Consumers have benefited from Apple’s scheme by enjoying generally-lower prices. Just a few years ago, Logic Pro cost $500—which means that, assuming that the new pricing holds, you now would have to buy three versions of the software before you’d spend as much money as just one at the old price. The same goes for many of Apple’s consumer-level apps as well, including OS X, which will now set you back a fraction of what you would have spent just a few versions ago.
For developers, the bag is decidedly more mixed. Coupled with the App Store’s generally depressed (and depressing) prices, its lack of support for paid upgrades makes life very hard for companies that have an established customer base long accustomed to incremental pricing.
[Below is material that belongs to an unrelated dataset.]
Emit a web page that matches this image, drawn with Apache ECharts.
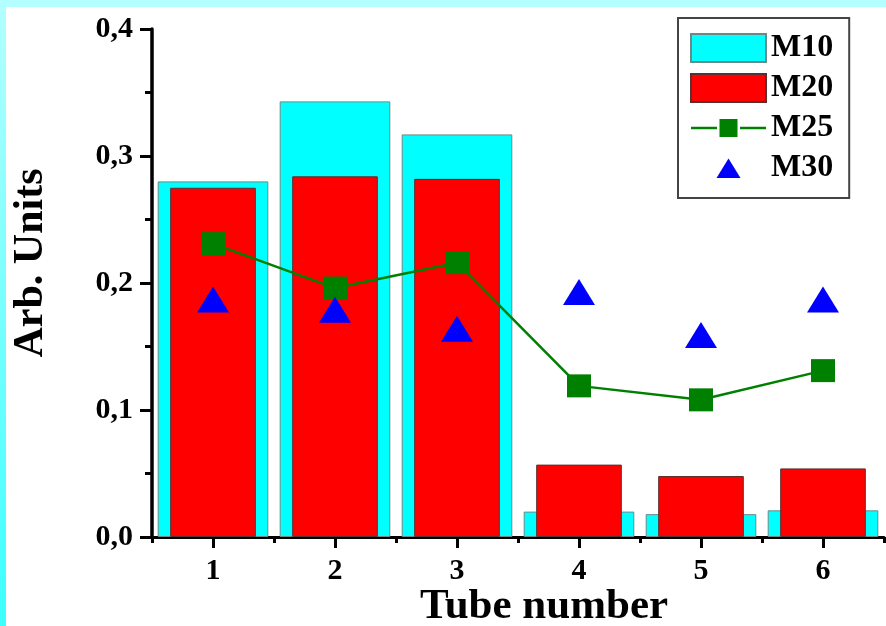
<!DOCTYPE html>
<html>
<head>
<meta charset="utf-8">
<script src="https://cdn.jsdelivr.net/npm/echarts@6/dist/echarts.min.js"></script>
<style>
  html, body { margin: 0; padding: 0; background: #ffffff; }
  #chart { width: 886px; height: 626px; }
</style>
</head>
<body>
<div id="chart"></div>
<script>
// Tube numbers along the x axis
const categories = ['1', '2', '3', '4', '5', '6'];

// Measured values per tube (arbitrary units)
const m10 = [0.280, 0.343, 0.317, 0.020, 0.018, 0.021];
const m20 = [0.275, 0.284, 0.282, 0.057, 0.048, 0.054];
const m25 = [0.231, 0.196, 0.216, 0.119, 0.108, 0.131];
const m30 = [0.187, 0.179, 0.164, 0.193, 0.159, 0.187];

// Y axis ticks
const yTicks = { min: 0, max: 0.4, interval: 0.1 };

const FONT = "'Liberation Serif', 'Times New Roman', serif";

// Legend glyphs: line broken around a square, and a small triangle in a 75x28 box
const ICON_LINE_SQUARE = 'path://M0,0 M75,28 M0,12.8 L26,12.8 L26,15.2 L0,15.2 Z M28.5,5 L46.5,5 L46.5,23 L28.5,23 Z M49,12.8 L75,12.8 L75,15.2 L49,15.2 Z';
const ICON_TRIANGLE = 'path://M0,0 M75,28 M25.5,24 L37.5,4.5 L49.5,24 Z';

const chart = echarts.init(document.getElementById('chart'), null, { renderer: 'canvas' });

chart.setOption({
  backgroundColor: '#ffffff',
  animation: false,
  graphic: [
    // light cyan frame strips along the top and left edges
    { type: 'rect', left: 0, top: 0, z: -10, silent: true,
      shape: { width: 886, height: 7 }, style: { fill: '#b3ffff' } },
    { type: 'rect', left: 0, top: 0, z: -10, silent: true,
      shape: { width: 6, height: 626 },
      style: { fill: new echarts.graphic.LinearGradient(0, 0, 0, 1, [
        { offset: 0, color: '#b3ffff' },
        { offset: 1, color: '#3cffff' }
      ]) } }
  ],
  grid: { left: 152, right: 2, top: 29, bottom: 89, containLabel: false, outerBoundsMode: 'none' },
  legend: {
    orient: 'vertical',
    left: 678,
    top: 18,
    padding: [14, 16, 14, 12],
    borderColor: '#444444',
    borderWidth: 2,
    backgroundColor: '#ffffff',
    itemWidth: 75,
    itemHeight: 28,
    itemGap: 8,
    itemTextGap: 12,
    textStyle: { fontFamily: FONT, fontWeight: 'bold', fontSize: 32, color: '#000000' },
    data: [
      { name: 'M10', icon: 'rect' },
      { name: 'M20', icon: 'rect' },
      { name: 'M25', icon: ICON_LINE_SQUARE, itemStyle: { color: '#008000', borderWidth: 0 } },
      { name: 'M30', icon: ICON_TRIANGLE, itemStyle: { color: '#0000ff', borderWidth: 0 } }
    ]
  },
  xAxis: [
    {
      type: 'category',
      data: categories,
      boundaryGap: true,
      name: 'Tube number',
      nameLocation: 'middle',
      nameGap: 48,
      nameMoveOverlap: false,
      nameTextStyle: { fontFamily: FONT, fontWeight: 'bold', fontSize: 43, color: '#000000',
                       padding: [0, 0, 0, 52] },
      axisLine: { show: true, lineStyle: { color: '#000000', width: 3 } },
      axisTick: { show: true, alignWithLabel: true, inside: false, length: 11,
                  lineStyle: { color: '#000000', width: 3 } },
      axisLabel: { margin: 19, fontFamily: FONT, fontWeight: 'bold', fontSize: 30, color: '#000000' },
      splitLine: { show: false }
    },
    {
      // same categories; short ticks at the category boundaries
      type: 'category',
      data: categories,
      boundaryGap: true,
      position: 'bottom',
      axisLine: { show: false },
      axisTick: { show: true, alignWithLabel: false, inside: false, length: 6,
                  lineStyle: { color: '#000000', width: 3 } },
      axisLabel: { show: false },
      splitLine: { show: false }
    }
  ],
  yAxis: {
    type: 'value',
    min: yTicks.min,
    max: yTicks.max,
    interval: yTicks.interval,
    name: 'Arb. Units',
    nameLocation: 'middle',
    nameGap: 100,
    nameMoveOverlap: false,
    nameTextStyle: { fontFamily: FONT, fontWeight: 'bold', fontSize: 42, color: '#000000',
                     padding: [0, 0, 0, 40] },
    axisLine: { show: true, lineStyle: { color: '#000000', width: 3.5 } },
    axisTick: { show: true, inside: false, length: 12, lineStyle: { color: '#000000', width: 3 } },
    minorTick: { show: true, splitNumber: 2, length: 7, lineStyle: { color: '#000000', width: 3 } },
    axisLabel: {
      margin: 19,
      fontFamily: FONT, fontWeight: 'bold', fontSize: 30, color: '#000000',
      formatter: v => v.toFixed(1).replace('.', ',')
    },
    splitLine: { show: false },
    minorSplitLine: { show: false }
  },
  series: [
    {
      name: 'M10',
      type: 'bar',
      xAxisIndex: 0,
      data: m10,
      barWidth: '90.7%',
      itemStyle: { color: '#00ffff', borderColor: '#6a8a8a', borderWidth: 1 },
      z: 2
    },
    {
      // on the twin category axis so it stays centred on each tube
      name: 'M20',
      type: 'bar',
      xAxisIndex: 1,
      data: m20,
      barWidth: '70.2%',
      itemStyle: { color: '#ff0000', borderColor: '#5a3030', borderWidth: 1 },
      z: 3
    },
    {
      name: 'M25',
      type: 'line',
      xAxisIndex: 0,
      data: m25,
      symbol: 'rect',
      symbolSize: [24, 23],
      itemStyle: { color: '#008000' },
      lineStyle: { color: '#008000', width: 2.5 },
      z: 4
    },
    {
      name: 'M30',
      type: 'scatter',
      xAxisIndex: 0,
      data: m30,
      symbol: 'triangle',
      symbolSize: [32, 26],
      itemStyle: { color: '#0000ff', opacity: 1 },
      z: 5
    }
  ]
});
</script>
</body>
</html>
And even those who are publishing their app for the first time directly on the Mac App Store face an uphill battle trying to sell customers on the idea that they should fork over the entire purchase price again to get their hands on a new release.
Setting a trend?
This makes Logic Pro X’s release that much more relevant, particularly if the lack of upgrade pricing becomes part of a trend: The fact that the world’s largest tech company may have foregone the traditional approach towards upgrades can only signal to customers that a fairly-priced app is a good idea even if you have to fork over the full price every time a major update comes out.
And there is reason to believe that this will trickle down to third-party developers, who can jump on the bandwagon and adopt a distribution strategy in which small updates are free, and major releases are priced independently as separate products. In the long run, this might mean both higher revenues and a customer base that is more receptive to prices that are reasonable for both sellers and buyers.